Labor minister Ghassan Khatib said the delegation would include nine officials, including himself, newly appointed finance minister Salam Fayad, economy minister Maher al-Masri, as well as representatives of the private sector and NGOs.

Mid-level officials from the so-called quartet - the United States, the United Nations, the European Union and Russia - plus Japan, Norway, the International Monetary Fund (IMF) and the World Bank are to meet in the French capital on August 22 and 23.

Khatib told AFP the delegation would brief the donor countries on the status of the reforms pledged by Palestinian President Yasser Arafat in May and would “discuss what funds and measures are needed to overcome the difficulties facing the Palestinian Authority”.

The quartet, which met once before in London in June, is known as the International Task Force on Reform, and is charged with developing benchmarks and performance standards for Palestinian civil reform efforts.

In Gaza, the head of Palestinian preventive security in the Gaza Strip said Tuesday his men had arrested a man accused of betraying the slain military chiefs of Hamas and the Al-Aqsa Martyrs Brigades to Israel.

Colonel Rashid Abu Shpak said his forces arrested two weeks ago the “collaborator” who had guided Israeli forces to kill Salah Shehada, the head of Hamas' armed wing, the Ezzedin al-Qassam Brigades, and Jihad al-Omarayn, head of thel Fatah offshoot.

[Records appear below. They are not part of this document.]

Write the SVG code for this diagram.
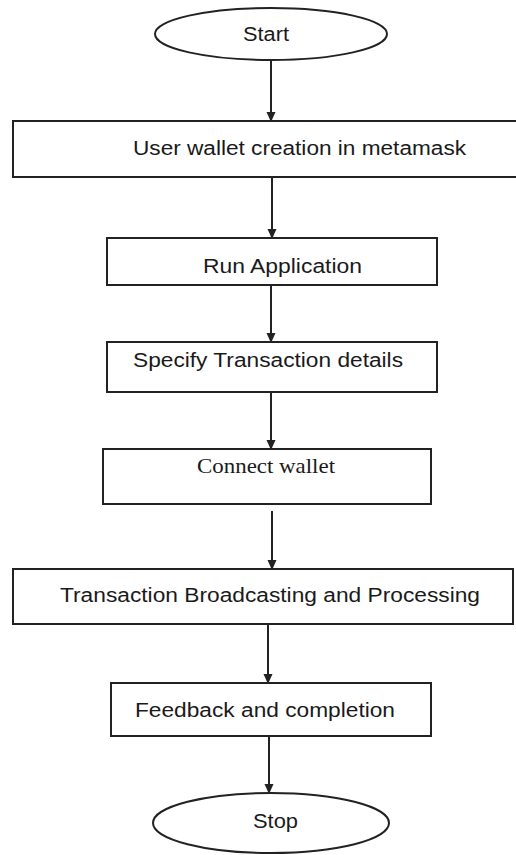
<svg xmlns="http://www.w3.org/2000/svg" width="516" height="855" viewBox="0 0 516 855">
<style>
.shape{fill:#fff;stroke:#222;stroke-width:2}
.lbl{font-family:"Liberation Sans",Arial,sans-serif;font-size:20px;fill:#1a1a1a}
.serif{font-family:"Liberation Serif","Times New Roman",serif;font-size:21px;fill:#1a1a1a}
.conn{stroke:#222;stroke-width:2;fill:none;marker-end:url(#ah)}
</style>
<defs>
<marker id="ah" markerWidth="10" markerHeight="10" refX="9" refY="5" orient="auto" markerUnits="userSpaceOnUse">
<path d="M0,0.5 L10,5 L0,9.5 Z" fill="#222"/>
</marker>
</defs>
<rect width="516" height="855" fill="#fff"/>
<g id="connectors">
<line class="conn" x1="271" y1="60" x2="271" y2="121"/>
<line class="conn" x1="272" y1="177" x2="272" y2="238"/>
<line class="conn" x1="271" y1="285" x2="271" y2="342"/>
<line class="conn" x1="271" y1="392" x2="271" y2="449"/>
<line class="conn" x1="272" y1="511" x2="272" y2="569"/>
<line class="conn" x1="268" y1="624" x2="268" y2="683"/>
<line class="conn" x1="269" y1="736" x2="269" y2="793"/>
</g>
<g id="start">
<ellipse class="shape" cx="271" cy="34" rx="116" ry="26"/>
<text class="lbl" x="243" y="41" textLength="46" lengthAdjust="spacingAndGlyphs">Start</text>
</g>
<g id="wallet-creation">
<rect class="shape" x="13" y="121" width="506" height="56"/>
<text class="lbl" x="133" y="155" textLength="333" lengthAdjust="spacingAndGlyphs">User wallet creation in metamask</text>
</g>
<g id="run-app">
<rect class="shape" x="107" y="238" width="330" height="47"/>
<text class="lbl" x="203" y="273" textLength="159" lengthAdjust="spacingAndGlyphs">Run Application</text>
</g>
<g id="specify">
<rect class="shape" x="107" y="342" width="330" height="50"/>
<text class="lbl" x="133" y="367" textLength="270" lengthAdjust="spacingAndGlyphs">Specify Transaction details</text>
</g>
<g id="connect">
<rect class="shape" x="103" y="449" width="328" height="55"/>
<text class="serif" x="197" y="473" textLength="138" lengthAdjust="spacingAndGlyphs">Connect wallet</text>
</g>
<g id="broadcast">
<rect class="shape" x="13" y="569" width="500" height="55"/>
<text class="lbl" x="60" y="602" textLength="420" lengthAdjust="spacingAndGlyphs">Transaction Broadcasting and Processing</text>
</g>
<g id="feedback">
<rect class="shape" x="111" y="683" width="320" height="53"/>
<text class="lbl" x="135" y="717" textLength="260" lengthAdjust="spacingAndGlyphs">Feedback and completion</text>
</g>
<g id="stop">
<ellipse class="shape" cx="271" cy="823" rx="118" ry="30"/>
<text class="lbl" x="253" y="828" textLength="45" lengthAdjust="spacingAndGlyphs">Stop</text>
</g>
</svg>
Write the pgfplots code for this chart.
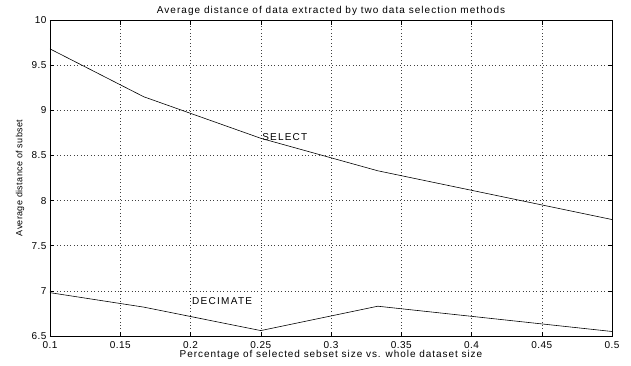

Shehada, who topped Israel’s most-wanted list, was killed together with 15 other people, including nine children, on July 22 when an Israeli F-16 dropped a one-ton bomb on the Gaza City neighborhood where he was hiding out.

Al-Omarayn, a colonel in the Palestinian security forces, was killed together with Wael Al-Nimra, his nephew and bodyguard, when a bomb blew apart their car in Gaza City on July 4.

Abu Shpak identified the man arrested as Akram Mohammed al-Zatma, a 22-year-old student from Rafah in the southern Gaza Strip.

He said the accused had been recruited by the Israeli internal security service Shin Beth in July 2000 and assigned to follow the two militant chiefs, whose organizations have killed hundreds of Israelis in suicide bombings and shooting rampages in Israeli cities.

Israeli Prime Minister Ariel Sharon described the killing of Shehada as one of the army’s “one of the most successful operations”.

Zatma will appear in court in the coming days, Abu Shpak said.